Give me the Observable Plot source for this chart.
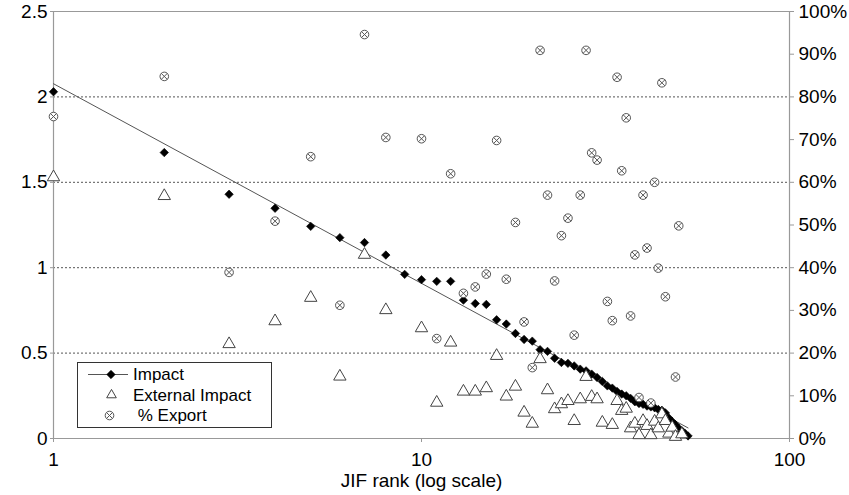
<!DOCTYPE html>
<html><head><meta charset="utf-8">
<script src="https://cdn.jsdelivr.net/npm/d3@7"></script>
<script src="https://cdn.jsdelivr.net/npm/@observablehq/plot@0.6"></script>
<style>body{margin:0;background:#fff;font-family:"Liberation Sans",Arial,sans-serif}</style>
</head><body><div id="chart"></div>
<script>
// ---- data ----
const impactRank = [1,2,3,4,5,6,7,8,9,10,11,12,13,14,15,16,17,18,19,20,21,22,23,24,25,26,27,28,29,30,31,32,33,34,35,36,37,38,39,40,41,42,43,44,45,46,47,48,49,50,51,52,53];
const impactValue = [2.03,1.674,1.43,1.348,1.242,1.176,1.147,1.074,0.961,0.93,0.92,0.92,0.81,0.79,0.785,0.695,0.67,0.615,0.58,0.57,0.52,0.51,0.47,0.445,0.44,0.425,0.406,0.396,0.377,0.357,0.334,0.308,0.295,0.275,0.26,0.25,0.235,0.215,0.205,0.2,0.19,0.185,0.18,0.17,0.165,0.15,0.12,0.1,0.08,0.06,0.045,0.03,0.015];

const extRank  = [1,2,3,4,5,6,7,8,10,11,12,13,14,15,16,17,18,19,20,21,22,23,24,25,26,27,28,29,30,31,33,34,35,36,37,38,39,40,41,42,43,44,45,46,47,48,49,51];
const extValue = [1.53,1.42,0.553,0.687,0.824,0.363,1.076,0.752,0.646,0.21,0.562,0.275,0.275,0.295,0.484,0.246,0.304,0.152,0.087,0.465,0.283,0.172,0.201,0.22,0.103,0.23,0.361,0.244,0.23,0.093,0.08,0.22,0.162,0.175,0.06,0.087,0.02,0.103,0.074,0.02,0.099,0.06,0.142,0.103,0.029,0.064,0.01,0.025];

const exportRank = [1,2,3,4,5,6,7,8,10,11,12,13,14,15,16,17,18,19,20,21,22,23,24,25,26,27,28,29,30,32,33,34,35,36,37,38,39,40,41,42,43,44,45,46,49,50];
const exportPct  = [75.4,84.8,38.9,50.9,66.0,31.2,94.6,70.5,70.2,23.4,62.0,34.0,35.5,38.5,69.8,37.3,50.6,27.3,16.6,90.9,57.0,36.9,47.5,51.6,24.2,57.0,90.9,66.9,65.2,32.1,27.6,84.6,62.7,75.1,28.7,43.0,9.6,57.0,44.6,8.3,60.0,39.9,83.3,33.2,14.4,49.8];

const trendRank  = [1,53];
const trendValue = [2.077,0.062];

const xTicks = [1,10,100];
const leftTicks = [0,0.5,1,1.5,2,2.5];
const rightTicks = [0,10,20,30,40,50,60,70,80,90,100];
const gridValues = [0.5,1,1.5,2];
const seriesNames = ["Impact","External Impact"," % Export"];

// ---- tables ----
const Y_MAX = 2.5;
const impact = impactRank.map((r,i)=>({r, v: impactValue[i]}));
const ext = extRank.map((r,i)=>({r, v: extValue[i]}));
const exp = exportRank.map((r,i)=>({r, v: exportPct[i]/100*Y_MAX}));
const trend = trendRank.map((r,i)=>({r, v: trendValue[i]}));

const FONT = "Liberation Sans, Arial, sans-serif";
const AX = 19;
const svg = Plot.plot({
  width: 849, height: 495,
  marginLeft: 53, marginRight: 60, marginTop: 11, marginBottom: 57,
  style: {fontFamily: FONT, fontSize: AX + "px", background: "#fff", color: "#000", overflow: "visible"},
  x: {type: "log", domain: [1,100]},
  y: {domain: [0, Y_MAX]},
  marks: [
    Plot.ruleY(gridValues, {stroke: "#555", strokeWidth: 1, strokeDasharray: "2,2"}),
    Plot.ruleY([Y_MAX], {stroke: "#999", strokeWidth: 1.2}),
    Plot.ruleY([0], {stroke: "#999", strokeWidth: 1.2}),
    Plot.ruleX([1], {stroke: "#999", strokeWidth: 1.2}),
    Plot.ruleX([100], {stroke: "#999", strokeWidth: 1.2}),
    Plot.axisX({ticks: xTicks, tickFormat: d => String(d), tickSize: 4, tickPadding: 10, stroke: "#999", label: null, fontSize: AX}),
    Plot.axisY({ticks: leftTicks, tickFormat: d => String(d), tickSize: 3, tickPadding: 3, stroke: "#999", label: null, fontSize: AX}),
    Plot.axisY({anchor: "right", ticks: rightTicks.map(p => p/100*Y_MAX), tickFormat: d => Math.round(d/Y_MAX*100) + "%", tickSize: 4, tickPadding: 5, stroke: "#999", label: null, fontSize: AX}),
    Plot.text(["JIF rank (log scale)"], {frameAnchor: "bottom", dy: 48, fontSize: AX, fill: "#000"}),
    Plot.line(trend, {x: "r", y: "v", stroke: "#555", strokeWidth: 1}),
    Plot.dot(impact, {x: "r", y: "v", symbol: "diamond2", r: 3.8, fill: "#000", stroke: "#000", strokeWidth: 0.6}),
    Plot.dot(ext, {x: "r", y: "v", symbol: "triangle", r: 4.6, fill: "#fff", stroke: "#444", strokeWidth: 1}),
    Plot.dot(exp, {x: "r", y: "v", symbol: "circle", r: 4.3, fill: "#fff", stroke: "#555", strokeWidth: 1}),
    Plot.dot(exp, {x: "r", y: "v", symbol: "times", r: 2.9, stroke: "#555", strokeWidth: 1})
  ]
});
document.getElementById("chart").appendChild(svg);

// ---- legend ----
const sel = d3.select(svg);
const g = sel.append("g").attr("font-family", FONT).attr("font-size", 17).attr("text-anchor", "start");
g.append("rect").attr("x", 77.5).attr("y", 362.5).attr("width", 194).attr("height", 65)
  .attr("fill", "#fff").attr("stroke", "#333").attr("stroke-width", 1);
const rows = [374.5, 395, 415.5];
const sym = (type, r) => d3.symbol(type, r*r*Math.PI)();
g.append("line").attr("x1", 88).attr("x2", 128).attr("y1", rows[0]).attr("y2", rows[0]).attr("stroke", "#555");
g.append("path").attr("d", sym(d3.symbolDiamond2, 3.8)).attr("transform", `translate(111,${rows[0]})`).attr("fill", "#000").attr("stroke", "#000").attr("stroke-width", 0.6);
g.append("path").attr("d", sym(d3.symbolTriangle2, 4.6)).attr("transform", `translate(111.5,${rows[1]})`).attr("fill", "#fff").attr("stroke", "#444");
g.append("path").attr("d", sym(d3.symbolCircle, 4.3)).attr("transform", `translate(109.5,${rows[2]})`).attr("fill", "#fff").attr("stroke", "#555");
g.append("path").attr("d", sym(d3.symbolTimes, 2.9)).attr("transform", `translate(109.5,${rows[2]})`).attr("fill", "none").attr("stroke", "#555");
seriesNames.forEach((t, i) => {
  g.append("text").attr("x", 133).attr("y", rows[i]).attr("dy", "0.35em").attr("fill", "#000")
    .attr("text-anchor", "start").style("white-space", "pre").text(t);
});
</script></body></html>
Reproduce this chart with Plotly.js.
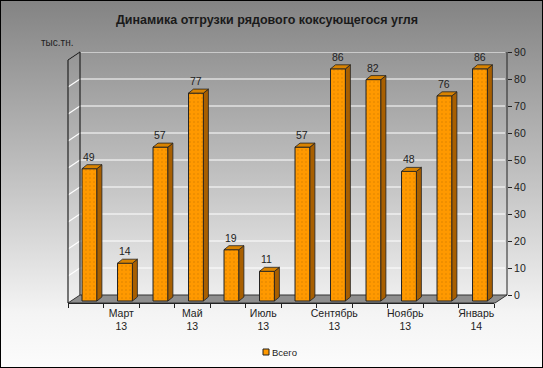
<!DOCTYPE html>
<html>
<head>
<meta charset="utf-8">
<script src="https://cdn.plot.ly/plotly-3.0.1.min.js"></script>
<style>
  html, body { margin: 0; padding: 0; }
  #chart {
    width: 543px; height: 368px;
    background: linear-gradient(to bottom, #838383 0%, #bdbdbd 45%, #f4f4f4 85%, #fcfcfc 100%);
    box-shadow: inset 0 0 0 1px #000;
  }
</style>
</head>
<body>
<div id="chart"></div>
<script>
// ---- data ----
const chartTitle = 'Динамика отгрузки рядового коксующегося угля';
const unitLabel = 'тыс.тн.';
const seriesName = 'Всего';
const categories = ['Февраль 13','Март 13','Апрель 13','Май 13','Июнь 13','Июль 13','Август 13','Сентябрь 13','Октябрь 13','Ноябрь 13','Декабрь 13','Январь 14'];
const values = [49, 14, 57, 77, 19, 11, 57, 86, 82, 48, 76, 86];
const tickLabels = ['', 'Март<br>13', '', 'Май<br>13', '', 'Июль<br>13', '', 'Сентябрь<br>13', '', 'Ноябрь<br>13', '', 'Январь<br>14'];
const yTicks = [0, 10, 20, 30, 40, 50, 60, 70, 80, 90];

// ---- geometry / style ----
const FONT = 'Liberation Sans, Arial, sans-serif';
const PL = 68, PR = 507, PT = 52, PB = 303;      // plot area in page px
const PW = PR - PL, PH = PB - PT;
const px2x = p => (p - PL) / PW;
const py2y = p => (PB - p) / PH;
const PXU = 2.7;                                   // px per value unit
const BAR_W = 0.42, BAR_OFF = -0.105;              // front face, category units
const DX = 0.14, DY = 4 / PXU;                     // depth offsets
const GRID_DY = 8 / PXU;

const idx = categories.map((c, i) => i);

// side + top faces built from values
const sideX = [], sideY = [], topX = [], topY = [];
idx.forEach(i => {
  const v = values[i];
  const x0 = i + BAR_OFF, x1 = x0 + BAR_W;
  sideX.push(x1, x1 + DX, x1 + DX, x1, x1, null);
  sideY.push(0, DY, v + DY, v, 0, null);
  topX.push(x0, x0 + DX, x1 + DX, x1, x0, null);
  topY.push(v, v + DY, v + DY, v, v, null);
});

const traces = [
  {
    type: 'bar', x: idx, y: values, name: seriesName,
    offset: BAR_OFF, width: BAR_W, showlegend: false, hoverinfo: 'skip',
    marker: { color: '#ff9900', line: { color: '#222', width: 1 },
              pattern: { shape: '.', fgcolor: '#d98000', bgcolor: '#ff9900', size: 4, solidity: 0.12 } }
  },
  { type: 'scatter', mode: 'lines', x: sideX, y: sideY, fill: 'toself', fillcolor: '#a85f00',
    line: { color: '#222', width: 0.8 }, showlegend: false, hoverinfo: 'skip' },
  { type: 'scatter', mode: 'lines', x: topX, y: topY, fill: 'toself', fillcolor: '#d98300',
    line: { color: '#222', width: 0.8 }, showlegend: false, hoverinfo: 'skip' },
  { type: 'scatter', mode: 'markers', x: [null], y: [null], yaxis: 'y2', showlegend: false, hoverinfo: 'skip' }
];

const shapes = [];
// floor
shapes.push({ type: 'path', layer: 'below', xref: 'paper', yref: 'paper',
  path: `M ${px2x(68)} ${py2y(303)} L ${px2x(80)} ${py2y(295)} L ${px2x(507)} ${py2y(295)} L ${px2x(495)} ${py2y(303)} Z`,
  fillcolor: '#8e8e8e', line: { color: '#333', width: 1 } });
// gridlines (back wall + left wall diagonals)
yTicks.forEach(v => {
  if (v === 0) return;
  shapes.push({ type: 'line', layer: 'below', xref: 'paper', yref: 'y2',
    x0: px2x(80), x1: px2x(505), y0: v, y1: v, line: { color: '#ffffff', width: 1.2 } });
  shapes.push({ type: 'line', layer: 'below', xref: 'paper', yref: 'y2',
    x0: px2x(68), x1: px2x(80), y0: v - GRID_DY, y1: v, line: { color: '#ffffff', width: 1.2 } });
});
// left wall edges
const dark = { color: '#222', width: 1.2 };
shapes.push({ type: 'line', xref: 'paper', yref: 'paper', x0: px2x(68), x1: px2x(68), y0: py2y(303), y1: py2y(60), line: dark, layer: 'below' });
shapes.push({ type: 'line', xref: 'paper', yref: 'paper', x0: px2x(80), x1: px2x(80), y0: py2y(295), y1: py2y(52), line: dark, layer: 'below' });
shapes.push({ type: 'line', xref: 'paper', yref: 'paper', x0: px2x(68), x1: px2x(80), y0: py2y(60), y1: py2y(52), line: dark, layer: 'below' });
// right axis line
shapes.push({ type: 'line', xref: 'paper', yref: 'y2', x0: 1, x1: 1, y0: 0, y1: yTicks[yTicks.length - 1], line: { color: '#222', width: 1 } });
// legend key
shapes.push({ type: 'rect', xref: 'paper', yref: 'paper', x0: px2x(263), x1: px2x(269), y0: py2y(355), y1: py2y(349),
  fillcolor: '#ff9900', line: { color: '#222', width: 1 } });

const annotations = [];
idx.forEach(i => {
  annotations.push({ x: i + BAR_OFF + BAR_W / 2, y: values[i], xref: 'x', yref: 'y',
    text: String(values[i]), showarrow: false, yanchor: 'bottom', yshift: 4,
    font: { family: FONT, size: 10.5, color: '#222' } });
});
annotations.push({ x: px2x(57), y: py2y(42), xref: 'paper', yref: 'paper', text: unitLabel, showarrow: false,
  xanchor: 'center', yanchor: 'middle', font: { family: FONT, size: 10, color: '#222' } });
annotations.push({ x: px2x(270), y: py2y(352), xref: 'paper', yref: 'paper', text: seriesName, showarrow: false,
  xanchor: 'left', yanchor: 'middle', font: { family: FONT, size: 9.5, color: '#222' } });

const layout = {
  width: 543, height: 368,
  margin: { l: PL, r: 543 - PR, t: PT, b: 368 - PB, pad: 0 },
  paper_bgcolor: 'rgba(0,0,0,0)', plot_bgcolor: 'rgba(0,0,0,0)',
  font: { family: FONT, size: 10, color: '#222' },
  showlegend: false,
  title: { text: '<b>' + chartTitle + '</b>', x: 267 / 543, xanchor: 'center', y: 1 - 20 / 368, yanchor: 'middle',
           xref: 'container', yref: 'container', font: { family: FONT, size: 12.5, color: '#1a1a1a' } },
  xaxis: {
    domain: [0, (494 - PL) / PW], range: [-0.5, categories.length - 0.5],
    tickvals: idx, ticktext: tickLabels, ticks: '', showgrid: false, zeroline: false,
    showline: true, linecolor: '#222', linewidth: 1,
    tickfont: { family: FONT, size: 10.5, color: '#222' },
    minor: { tickvals: idx.map(i => i - 0.5).concat([categories.length - 0.5]), ticks: 'outside', ticklen: 4, tickcolor: '#222', showgrid: false }
  },
  yaxis: {
    domain: [0, 1], range: [-2 / PXU, (PB - 2 - PT) / PXU],
    showticklabels: false, showgrid: false, zeroline: false, showline: false, ticks: ''
  },
  yaxis2: {
    overlaying: 'y', side: 'right', anchor: 'free', position: 1,
    range: [-(PB - 295) / PXU, (295 - PT) / PXU],
    tickvals: yTicks, ticks: 'outside', ticklen: 4, tickcolor: '#222',
    showgrid: false, zeroline: false, showline: false,
    tickfont: { family: FONT, size: 10.5, color: '#222' }
  },
  shapes: shapes,
  annotations: annotations
};

Plotly.newPlot('chart', traces, layout, { displayModeBar: false, staticPlot: true });
</script>
</body>
</html>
---*---
> [Work instructions]: Locate the lines above that hold the word "this". Show every one of them.

> [Worked solution]:
Give me the Observable Plot source for this chart.
Reproduce this chart with Plotly.js.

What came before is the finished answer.